··· EXTRACTED ENTRIES

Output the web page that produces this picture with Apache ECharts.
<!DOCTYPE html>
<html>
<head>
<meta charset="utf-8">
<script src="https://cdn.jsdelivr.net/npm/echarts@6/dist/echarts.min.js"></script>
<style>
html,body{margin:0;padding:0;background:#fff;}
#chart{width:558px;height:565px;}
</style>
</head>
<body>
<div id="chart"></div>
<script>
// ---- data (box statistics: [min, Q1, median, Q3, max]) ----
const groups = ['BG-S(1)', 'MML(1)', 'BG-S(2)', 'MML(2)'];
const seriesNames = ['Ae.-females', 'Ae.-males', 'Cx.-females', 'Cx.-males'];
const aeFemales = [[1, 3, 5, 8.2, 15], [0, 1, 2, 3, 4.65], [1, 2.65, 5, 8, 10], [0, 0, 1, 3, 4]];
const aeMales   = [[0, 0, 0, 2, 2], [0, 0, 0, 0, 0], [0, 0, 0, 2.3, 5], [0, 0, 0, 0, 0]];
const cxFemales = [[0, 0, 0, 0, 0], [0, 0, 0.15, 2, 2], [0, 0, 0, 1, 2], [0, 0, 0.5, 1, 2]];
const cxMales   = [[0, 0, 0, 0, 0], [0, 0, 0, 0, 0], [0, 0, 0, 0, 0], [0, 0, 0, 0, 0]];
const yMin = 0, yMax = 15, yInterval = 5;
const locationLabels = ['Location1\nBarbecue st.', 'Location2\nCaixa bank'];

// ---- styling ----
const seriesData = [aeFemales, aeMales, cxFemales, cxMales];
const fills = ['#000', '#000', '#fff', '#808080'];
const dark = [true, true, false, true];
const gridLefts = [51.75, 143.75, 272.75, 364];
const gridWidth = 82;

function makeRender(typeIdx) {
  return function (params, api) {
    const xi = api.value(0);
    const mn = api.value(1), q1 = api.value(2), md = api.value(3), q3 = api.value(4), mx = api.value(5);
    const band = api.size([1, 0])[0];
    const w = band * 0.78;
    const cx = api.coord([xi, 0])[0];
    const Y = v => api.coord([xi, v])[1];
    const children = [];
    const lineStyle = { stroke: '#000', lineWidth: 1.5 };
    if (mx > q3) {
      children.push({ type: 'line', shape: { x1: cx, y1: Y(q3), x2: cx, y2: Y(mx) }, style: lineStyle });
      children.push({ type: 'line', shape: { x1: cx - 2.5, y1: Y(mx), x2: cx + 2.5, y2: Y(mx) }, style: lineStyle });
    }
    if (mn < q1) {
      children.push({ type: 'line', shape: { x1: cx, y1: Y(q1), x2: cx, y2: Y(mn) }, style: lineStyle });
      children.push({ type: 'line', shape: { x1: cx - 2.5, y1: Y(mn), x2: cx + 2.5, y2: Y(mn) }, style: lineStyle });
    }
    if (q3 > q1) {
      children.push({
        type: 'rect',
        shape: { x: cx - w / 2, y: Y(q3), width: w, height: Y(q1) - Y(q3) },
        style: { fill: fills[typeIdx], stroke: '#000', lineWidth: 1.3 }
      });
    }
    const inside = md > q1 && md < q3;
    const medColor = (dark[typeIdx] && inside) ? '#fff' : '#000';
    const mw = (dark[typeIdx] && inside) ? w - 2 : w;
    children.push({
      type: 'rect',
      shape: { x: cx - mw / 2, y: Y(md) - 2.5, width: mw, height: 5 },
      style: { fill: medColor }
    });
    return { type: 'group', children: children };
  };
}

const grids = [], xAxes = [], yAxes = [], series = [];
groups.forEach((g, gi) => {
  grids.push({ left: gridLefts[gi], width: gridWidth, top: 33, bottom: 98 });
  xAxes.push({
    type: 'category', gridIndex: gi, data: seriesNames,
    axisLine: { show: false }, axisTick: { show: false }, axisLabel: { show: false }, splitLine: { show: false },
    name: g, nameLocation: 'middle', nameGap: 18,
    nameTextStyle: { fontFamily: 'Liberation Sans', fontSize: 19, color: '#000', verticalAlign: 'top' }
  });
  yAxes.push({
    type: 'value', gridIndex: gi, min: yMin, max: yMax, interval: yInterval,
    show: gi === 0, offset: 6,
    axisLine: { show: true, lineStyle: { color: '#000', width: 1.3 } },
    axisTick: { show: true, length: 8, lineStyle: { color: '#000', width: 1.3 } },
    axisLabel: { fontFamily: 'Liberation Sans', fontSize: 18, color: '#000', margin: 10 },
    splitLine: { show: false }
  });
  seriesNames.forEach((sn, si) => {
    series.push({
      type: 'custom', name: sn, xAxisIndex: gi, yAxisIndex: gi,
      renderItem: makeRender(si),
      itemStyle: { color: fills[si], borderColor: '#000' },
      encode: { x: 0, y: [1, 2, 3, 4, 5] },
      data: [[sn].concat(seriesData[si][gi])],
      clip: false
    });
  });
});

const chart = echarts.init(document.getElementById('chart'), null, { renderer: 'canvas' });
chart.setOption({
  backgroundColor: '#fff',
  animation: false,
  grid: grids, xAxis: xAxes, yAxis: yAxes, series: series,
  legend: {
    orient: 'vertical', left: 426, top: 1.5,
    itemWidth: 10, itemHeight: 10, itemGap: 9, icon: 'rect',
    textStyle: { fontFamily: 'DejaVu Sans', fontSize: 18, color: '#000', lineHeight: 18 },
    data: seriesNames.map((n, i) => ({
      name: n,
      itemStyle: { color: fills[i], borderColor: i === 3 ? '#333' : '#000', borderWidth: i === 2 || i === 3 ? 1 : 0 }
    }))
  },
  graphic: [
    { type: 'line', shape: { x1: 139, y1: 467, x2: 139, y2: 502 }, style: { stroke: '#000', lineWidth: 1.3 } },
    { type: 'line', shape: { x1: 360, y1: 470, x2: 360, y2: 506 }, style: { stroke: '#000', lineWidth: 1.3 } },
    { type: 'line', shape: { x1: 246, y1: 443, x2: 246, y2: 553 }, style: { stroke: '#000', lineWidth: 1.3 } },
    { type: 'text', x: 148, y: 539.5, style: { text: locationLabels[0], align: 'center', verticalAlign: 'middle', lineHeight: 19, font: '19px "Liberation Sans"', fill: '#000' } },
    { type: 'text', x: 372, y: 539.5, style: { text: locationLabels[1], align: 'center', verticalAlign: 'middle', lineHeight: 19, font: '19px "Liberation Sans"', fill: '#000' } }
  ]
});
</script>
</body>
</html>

······
··· EXTRACTED ENTRIES

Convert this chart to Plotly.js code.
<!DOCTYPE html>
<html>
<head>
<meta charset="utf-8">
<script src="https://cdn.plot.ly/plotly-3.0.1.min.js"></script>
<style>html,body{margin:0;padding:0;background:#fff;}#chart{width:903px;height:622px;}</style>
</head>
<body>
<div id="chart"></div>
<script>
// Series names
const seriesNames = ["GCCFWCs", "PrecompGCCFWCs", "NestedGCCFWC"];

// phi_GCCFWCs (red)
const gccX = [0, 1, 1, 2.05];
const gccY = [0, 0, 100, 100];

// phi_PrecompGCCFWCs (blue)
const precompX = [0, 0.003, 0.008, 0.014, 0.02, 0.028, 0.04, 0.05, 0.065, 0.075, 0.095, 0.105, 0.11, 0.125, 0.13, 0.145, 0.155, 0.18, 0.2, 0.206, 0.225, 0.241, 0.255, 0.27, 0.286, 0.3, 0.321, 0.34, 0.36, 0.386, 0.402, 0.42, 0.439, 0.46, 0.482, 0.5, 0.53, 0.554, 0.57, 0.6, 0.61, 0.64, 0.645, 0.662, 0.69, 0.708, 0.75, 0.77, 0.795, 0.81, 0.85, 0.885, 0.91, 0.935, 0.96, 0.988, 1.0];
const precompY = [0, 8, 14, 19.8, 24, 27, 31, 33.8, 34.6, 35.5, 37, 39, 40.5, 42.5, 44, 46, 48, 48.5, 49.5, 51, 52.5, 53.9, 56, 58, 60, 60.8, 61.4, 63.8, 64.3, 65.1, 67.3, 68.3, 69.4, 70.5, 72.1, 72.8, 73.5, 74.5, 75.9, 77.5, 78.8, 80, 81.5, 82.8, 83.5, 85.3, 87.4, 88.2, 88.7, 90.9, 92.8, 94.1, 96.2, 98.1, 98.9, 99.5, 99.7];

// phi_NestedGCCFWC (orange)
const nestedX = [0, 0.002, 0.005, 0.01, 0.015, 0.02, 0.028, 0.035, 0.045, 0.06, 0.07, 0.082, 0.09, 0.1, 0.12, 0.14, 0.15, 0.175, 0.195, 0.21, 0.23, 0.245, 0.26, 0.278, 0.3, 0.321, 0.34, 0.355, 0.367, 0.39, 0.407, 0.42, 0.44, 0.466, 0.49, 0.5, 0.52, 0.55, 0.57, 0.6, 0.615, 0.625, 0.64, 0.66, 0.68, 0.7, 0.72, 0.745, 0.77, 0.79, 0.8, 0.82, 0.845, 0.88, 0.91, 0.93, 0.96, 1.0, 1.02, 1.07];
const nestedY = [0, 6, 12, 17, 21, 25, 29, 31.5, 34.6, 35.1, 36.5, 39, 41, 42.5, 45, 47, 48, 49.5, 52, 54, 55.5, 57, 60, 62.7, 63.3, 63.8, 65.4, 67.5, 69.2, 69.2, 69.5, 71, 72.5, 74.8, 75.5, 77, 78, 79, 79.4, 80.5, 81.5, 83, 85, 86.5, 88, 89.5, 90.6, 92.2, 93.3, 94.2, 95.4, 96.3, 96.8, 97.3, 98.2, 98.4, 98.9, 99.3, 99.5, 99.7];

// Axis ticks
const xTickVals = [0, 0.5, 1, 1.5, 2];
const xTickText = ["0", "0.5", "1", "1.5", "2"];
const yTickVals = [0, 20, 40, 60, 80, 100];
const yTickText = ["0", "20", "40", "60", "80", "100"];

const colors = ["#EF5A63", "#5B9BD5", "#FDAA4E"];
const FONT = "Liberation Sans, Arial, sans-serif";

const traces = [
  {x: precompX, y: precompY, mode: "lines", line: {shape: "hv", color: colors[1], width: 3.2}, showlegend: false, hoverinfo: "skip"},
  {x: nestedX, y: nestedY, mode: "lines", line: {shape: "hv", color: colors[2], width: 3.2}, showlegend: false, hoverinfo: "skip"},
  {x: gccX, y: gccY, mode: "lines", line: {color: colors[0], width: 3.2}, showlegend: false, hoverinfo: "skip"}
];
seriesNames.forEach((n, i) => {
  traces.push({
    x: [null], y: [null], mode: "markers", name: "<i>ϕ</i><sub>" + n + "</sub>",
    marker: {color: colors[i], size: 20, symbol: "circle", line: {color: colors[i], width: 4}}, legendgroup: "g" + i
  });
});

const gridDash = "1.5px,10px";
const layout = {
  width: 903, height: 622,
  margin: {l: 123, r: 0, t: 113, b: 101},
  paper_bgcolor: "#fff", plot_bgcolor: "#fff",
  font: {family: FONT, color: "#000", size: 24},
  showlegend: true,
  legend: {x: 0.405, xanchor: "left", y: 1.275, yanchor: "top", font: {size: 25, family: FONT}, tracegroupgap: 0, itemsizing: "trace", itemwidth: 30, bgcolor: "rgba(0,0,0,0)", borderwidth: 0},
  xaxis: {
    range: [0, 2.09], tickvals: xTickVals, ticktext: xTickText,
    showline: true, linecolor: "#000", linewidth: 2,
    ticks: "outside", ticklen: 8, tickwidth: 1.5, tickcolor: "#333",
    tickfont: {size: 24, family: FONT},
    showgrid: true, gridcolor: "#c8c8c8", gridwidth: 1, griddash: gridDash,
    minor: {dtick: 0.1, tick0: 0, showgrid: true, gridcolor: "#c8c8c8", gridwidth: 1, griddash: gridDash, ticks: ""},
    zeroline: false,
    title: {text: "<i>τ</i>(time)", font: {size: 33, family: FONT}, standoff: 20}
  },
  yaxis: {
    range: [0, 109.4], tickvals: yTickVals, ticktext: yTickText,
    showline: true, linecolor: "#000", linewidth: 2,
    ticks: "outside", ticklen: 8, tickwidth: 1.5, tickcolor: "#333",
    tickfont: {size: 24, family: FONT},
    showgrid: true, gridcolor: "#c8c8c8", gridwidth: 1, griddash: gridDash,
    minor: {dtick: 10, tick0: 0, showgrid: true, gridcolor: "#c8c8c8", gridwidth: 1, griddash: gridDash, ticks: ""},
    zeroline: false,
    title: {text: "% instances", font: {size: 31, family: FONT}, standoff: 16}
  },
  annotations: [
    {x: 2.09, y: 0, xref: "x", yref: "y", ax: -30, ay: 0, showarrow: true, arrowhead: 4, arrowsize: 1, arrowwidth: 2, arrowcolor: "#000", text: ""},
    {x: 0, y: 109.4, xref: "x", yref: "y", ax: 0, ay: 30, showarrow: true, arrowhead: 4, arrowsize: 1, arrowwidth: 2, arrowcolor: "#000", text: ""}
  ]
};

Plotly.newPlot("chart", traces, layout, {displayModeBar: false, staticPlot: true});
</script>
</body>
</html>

······
··· EXTRACTED ENTRIES

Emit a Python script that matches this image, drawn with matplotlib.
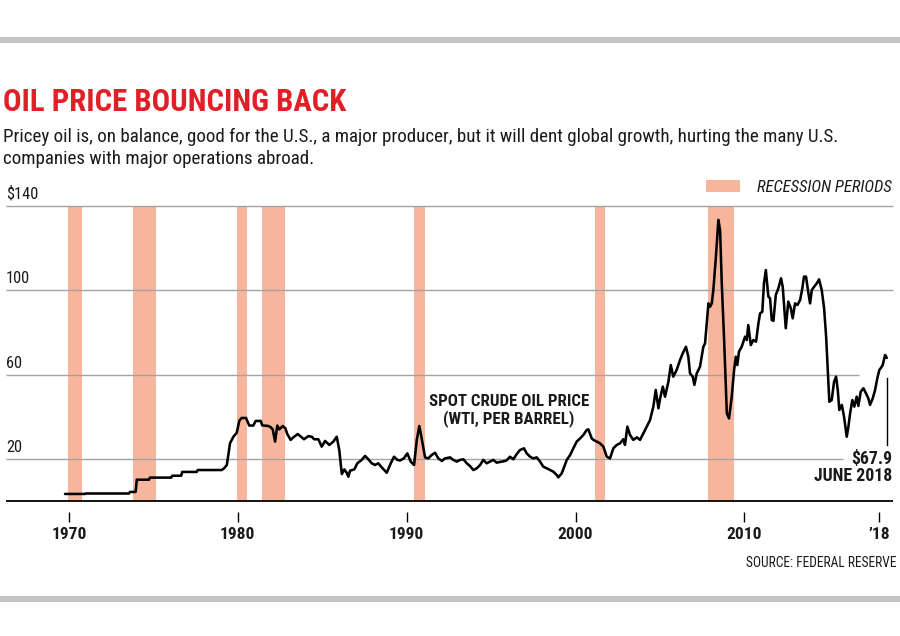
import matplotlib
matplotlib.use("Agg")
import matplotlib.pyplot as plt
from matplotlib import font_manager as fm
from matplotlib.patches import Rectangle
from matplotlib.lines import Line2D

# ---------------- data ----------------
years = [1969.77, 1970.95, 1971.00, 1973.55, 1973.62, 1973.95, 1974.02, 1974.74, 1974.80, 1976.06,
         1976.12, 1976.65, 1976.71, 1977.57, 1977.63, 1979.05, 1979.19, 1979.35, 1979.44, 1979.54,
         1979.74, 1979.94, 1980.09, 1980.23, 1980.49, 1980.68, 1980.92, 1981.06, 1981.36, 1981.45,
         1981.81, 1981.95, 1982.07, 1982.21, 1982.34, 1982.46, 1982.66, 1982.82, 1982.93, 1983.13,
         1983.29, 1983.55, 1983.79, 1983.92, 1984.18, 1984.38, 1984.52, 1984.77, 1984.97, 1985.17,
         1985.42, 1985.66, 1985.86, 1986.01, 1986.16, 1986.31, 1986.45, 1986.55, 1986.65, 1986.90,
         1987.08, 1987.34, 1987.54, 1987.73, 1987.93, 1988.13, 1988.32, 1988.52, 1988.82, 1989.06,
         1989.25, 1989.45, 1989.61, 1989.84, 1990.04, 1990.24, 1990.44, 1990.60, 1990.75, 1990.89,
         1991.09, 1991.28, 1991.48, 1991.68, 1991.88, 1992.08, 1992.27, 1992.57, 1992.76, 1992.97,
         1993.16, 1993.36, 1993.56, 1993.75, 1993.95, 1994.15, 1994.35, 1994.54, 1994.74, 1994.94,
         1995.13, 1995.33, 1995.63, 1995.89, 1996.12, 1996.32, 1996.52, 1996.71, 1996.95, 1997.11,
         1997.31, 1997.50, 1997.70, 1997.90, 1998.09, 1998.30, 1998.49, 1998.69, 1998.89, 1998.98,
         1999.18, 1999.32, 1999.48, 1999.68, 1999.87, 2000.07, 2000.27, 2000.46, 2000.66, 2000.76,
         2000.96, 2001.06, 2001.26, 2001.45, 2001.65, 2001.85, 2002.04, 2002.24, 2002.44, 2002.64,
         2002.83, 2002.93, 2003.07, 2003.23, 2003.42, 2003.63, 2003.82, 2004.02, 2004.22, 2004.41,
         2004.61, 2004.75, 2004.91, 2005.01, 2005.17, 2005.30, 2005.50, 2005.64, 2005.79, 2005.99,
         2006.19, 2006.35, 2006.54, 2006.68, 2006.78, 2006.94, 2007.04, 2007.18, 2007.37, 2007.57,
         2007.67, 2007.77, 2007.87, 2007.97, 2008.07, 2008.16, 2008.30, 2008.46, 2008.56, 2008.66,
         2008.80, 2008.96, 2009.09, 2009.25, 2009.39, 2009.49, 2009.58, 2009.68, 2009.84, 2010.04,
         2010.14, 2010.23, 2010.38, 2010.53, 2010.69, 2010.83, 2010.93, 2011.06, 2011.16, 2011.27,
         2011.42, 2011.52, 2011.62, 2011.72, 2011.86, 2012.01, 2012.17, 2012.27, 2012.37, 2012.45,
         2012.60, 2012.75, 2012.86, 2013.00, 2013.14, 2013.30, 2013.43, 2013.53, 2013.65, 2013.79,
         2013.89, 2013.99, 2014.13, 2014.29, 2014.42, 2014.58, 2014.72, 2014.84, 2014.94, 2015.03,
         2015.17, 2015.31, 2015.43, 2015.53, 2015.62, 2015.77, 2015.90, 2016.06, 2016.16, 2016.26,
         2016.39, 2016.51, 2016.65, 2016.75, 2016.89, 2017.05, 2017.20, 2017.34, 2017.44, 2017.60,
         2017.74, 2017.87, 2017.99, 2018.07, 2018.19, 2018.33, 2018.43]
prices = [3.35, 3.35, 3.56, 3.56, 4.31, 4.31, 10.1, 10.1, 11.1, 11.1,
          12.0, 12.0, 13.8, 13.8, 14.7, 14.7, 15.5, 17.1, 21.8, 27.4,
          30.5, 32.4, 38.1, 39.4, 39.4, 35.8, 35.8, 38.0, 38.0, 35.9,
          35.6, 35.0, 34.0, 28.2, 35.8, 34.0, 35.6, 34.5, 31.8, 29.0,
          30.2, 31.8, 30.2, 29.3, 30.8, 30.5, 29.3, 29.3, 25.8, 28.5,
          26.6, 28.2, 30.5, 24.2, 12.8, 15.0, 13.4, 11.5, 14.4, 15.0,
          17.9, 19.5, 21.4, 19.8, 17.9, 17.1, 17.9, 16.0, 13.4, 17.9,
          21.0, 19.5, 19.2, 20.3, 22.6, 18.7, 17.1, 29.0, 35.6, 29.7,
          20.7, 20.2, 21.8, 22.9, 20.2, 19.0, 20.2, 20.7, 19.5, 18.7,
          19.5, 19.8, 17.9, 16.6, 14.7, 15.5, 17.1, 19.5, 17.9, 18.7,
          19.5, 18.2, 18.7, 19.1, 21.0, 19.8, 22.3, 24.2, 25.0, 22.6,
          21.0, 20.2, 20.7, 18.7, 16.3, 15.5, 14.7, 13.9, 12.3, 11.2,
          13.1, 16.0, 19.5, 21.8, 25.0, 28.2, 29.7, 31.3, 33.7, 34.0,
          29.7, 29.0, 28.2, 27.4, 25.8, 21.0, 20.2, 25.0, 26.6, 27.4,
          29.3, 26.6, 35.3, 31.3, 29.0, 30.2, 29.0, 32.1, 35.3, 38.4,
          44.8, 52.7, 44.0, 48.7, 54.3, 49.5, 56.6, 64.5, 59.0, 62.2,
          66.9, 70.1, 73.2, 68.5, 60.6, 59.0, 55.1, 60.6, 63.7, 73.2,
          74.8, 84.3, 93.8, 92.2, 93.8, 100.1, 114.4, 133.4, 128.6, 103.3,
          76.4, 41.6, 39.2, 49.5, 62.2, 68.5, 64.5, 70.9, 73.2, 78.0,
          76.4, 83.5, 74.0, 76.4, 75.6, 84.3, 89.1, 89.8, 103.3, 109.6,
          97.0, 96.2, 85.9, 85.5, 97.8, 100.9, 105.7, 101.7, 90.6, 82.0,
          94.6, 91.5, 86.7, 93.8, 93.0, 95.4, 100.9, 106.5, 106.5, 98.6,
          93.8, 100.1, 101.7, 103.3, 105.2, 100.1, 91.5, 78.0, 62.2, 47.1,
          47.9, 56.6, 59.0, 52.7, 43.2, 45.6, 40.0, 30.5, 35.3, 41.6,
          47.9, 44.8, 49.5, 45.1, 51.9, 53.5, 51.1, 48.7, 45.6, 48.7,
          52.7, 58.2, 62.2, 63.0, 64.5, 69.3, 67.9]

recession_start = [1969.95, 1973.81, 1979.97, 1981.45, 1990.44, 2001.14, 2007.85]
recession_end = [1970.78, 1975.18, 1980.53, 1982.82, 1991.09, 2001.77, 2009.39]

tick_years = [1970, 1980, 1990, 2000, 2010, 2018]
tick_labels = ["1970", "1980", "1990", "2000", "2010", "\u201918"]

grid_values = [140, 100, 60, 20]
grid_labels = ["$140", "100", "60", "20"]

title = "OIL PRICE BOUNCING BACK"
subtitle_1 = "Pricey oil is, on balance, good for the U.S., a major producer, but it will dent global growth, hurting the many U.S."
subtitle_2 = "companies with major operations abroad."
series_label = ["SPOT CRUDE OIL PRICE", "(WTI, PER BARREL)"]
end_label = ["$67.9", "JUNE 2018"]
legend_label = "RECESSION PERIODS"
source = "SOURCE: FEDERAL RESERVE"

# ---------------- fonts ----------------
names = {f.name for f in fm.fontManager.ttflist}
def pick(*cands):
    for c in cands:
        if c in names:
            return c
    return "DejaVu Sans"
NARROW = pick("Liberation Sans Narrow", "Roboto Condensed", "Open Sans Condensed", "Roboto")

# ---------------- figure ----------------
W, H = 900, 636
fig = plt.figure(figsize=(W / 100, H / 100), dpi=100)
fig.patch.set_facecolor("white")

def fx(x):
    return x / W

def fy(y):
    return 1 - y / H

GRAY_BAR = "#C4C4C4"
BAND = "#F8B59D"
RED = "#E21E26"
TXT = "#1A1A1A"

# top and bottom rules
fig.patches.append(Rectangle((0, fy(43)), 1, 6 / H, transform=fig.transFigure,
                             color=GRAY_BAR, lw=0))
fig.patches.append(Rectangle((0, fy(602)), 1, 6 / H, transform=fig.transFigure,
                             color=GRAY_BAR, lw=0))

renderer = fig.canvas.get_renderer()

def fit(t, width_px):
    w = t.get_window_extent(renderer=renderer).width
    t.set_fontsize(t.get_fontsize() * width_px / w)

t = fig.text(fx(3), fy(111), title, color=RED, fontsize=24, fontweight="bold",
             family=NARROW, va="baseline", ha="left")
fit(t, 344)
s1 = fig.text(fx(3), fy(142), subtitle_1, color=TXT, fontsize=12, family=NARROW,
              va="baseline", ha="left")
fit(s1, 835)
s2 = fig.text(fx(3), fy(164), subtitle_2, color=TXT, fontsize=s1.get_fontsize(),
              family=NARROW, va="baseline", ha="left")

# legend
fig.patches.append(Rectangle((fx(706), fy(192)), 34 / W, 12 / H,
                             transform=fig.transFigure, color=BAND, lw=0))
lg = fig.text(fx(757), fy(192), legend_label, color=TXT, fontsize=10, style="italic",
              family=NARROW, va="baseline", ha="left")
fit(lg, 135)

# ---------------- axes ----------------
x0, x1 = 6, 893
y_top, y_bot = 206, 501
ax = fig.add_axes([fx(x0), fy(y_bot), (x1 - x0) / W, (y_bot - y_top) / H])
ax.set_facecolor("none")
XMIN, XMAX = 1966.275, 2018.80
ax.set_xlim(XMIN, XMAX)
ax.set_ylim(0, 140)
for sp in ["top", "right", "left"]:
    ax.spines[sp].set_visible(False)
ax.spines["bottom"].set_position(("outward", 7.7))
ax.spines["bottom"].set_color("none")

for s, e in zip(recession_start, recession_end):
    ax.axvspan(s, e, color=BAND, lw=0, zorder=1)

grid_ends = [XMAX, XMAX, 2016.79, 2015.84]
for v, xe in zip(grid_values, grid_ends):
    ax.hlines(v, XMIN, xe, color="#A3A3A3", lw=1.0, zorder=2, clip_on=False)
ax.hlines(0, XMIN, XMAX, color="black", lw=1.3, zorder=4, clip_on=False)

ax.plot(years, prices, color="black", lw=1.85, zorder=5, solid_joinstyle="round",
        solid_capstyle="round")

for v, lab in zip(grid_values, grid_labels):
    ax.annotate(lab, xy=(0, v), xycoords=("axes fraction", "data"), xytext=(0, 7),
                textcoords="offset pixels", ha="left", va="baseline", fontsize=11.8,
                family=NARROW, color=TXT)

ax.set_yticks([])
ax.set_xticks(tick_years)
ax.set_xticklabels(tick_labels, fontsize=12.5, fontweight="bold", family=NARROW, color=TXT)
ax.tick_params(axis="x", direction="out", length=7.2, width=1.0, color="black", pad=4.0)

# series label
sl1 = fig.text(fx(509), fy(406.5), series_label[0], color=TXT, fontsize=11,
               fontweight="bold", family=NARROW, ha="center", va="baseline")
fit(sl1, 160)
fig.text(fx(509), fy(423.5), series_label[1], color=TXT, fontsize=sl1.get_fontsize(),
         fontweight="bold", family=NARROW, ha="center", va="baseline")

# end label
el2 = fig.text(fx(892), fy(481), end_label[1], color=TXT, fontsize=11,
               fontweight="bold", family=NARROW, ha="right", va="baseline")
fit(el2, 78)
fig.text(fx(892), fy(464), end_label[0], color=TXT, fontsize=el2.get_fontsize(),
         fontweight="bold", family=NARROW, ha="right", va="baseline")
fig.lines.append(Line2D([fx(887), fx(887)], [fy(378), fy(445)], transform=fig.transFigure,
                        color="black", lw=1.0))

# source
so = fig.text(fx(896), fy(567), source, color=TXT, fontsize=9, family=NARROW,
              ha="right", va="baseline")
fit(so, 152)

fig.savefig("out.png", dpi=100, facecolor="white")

······

WHAT IS REQUIRED
Print out, exactly and with nothing added, the lines starting at the line holding "Emit a Python" and ending at the line holding "from matplotlib.lines import Line2D", minus any pictures.

FULL RESPONSE
Emit a Python script that matches this image, drawn with matplotlib.
import matplotlib
matplotlib.use("Agg")
import matplotlib.pyplot as plt
from matplotlib import font_manager as fm
from matplotlib.patches import Rectangle
from matplotlib.lines import Line2D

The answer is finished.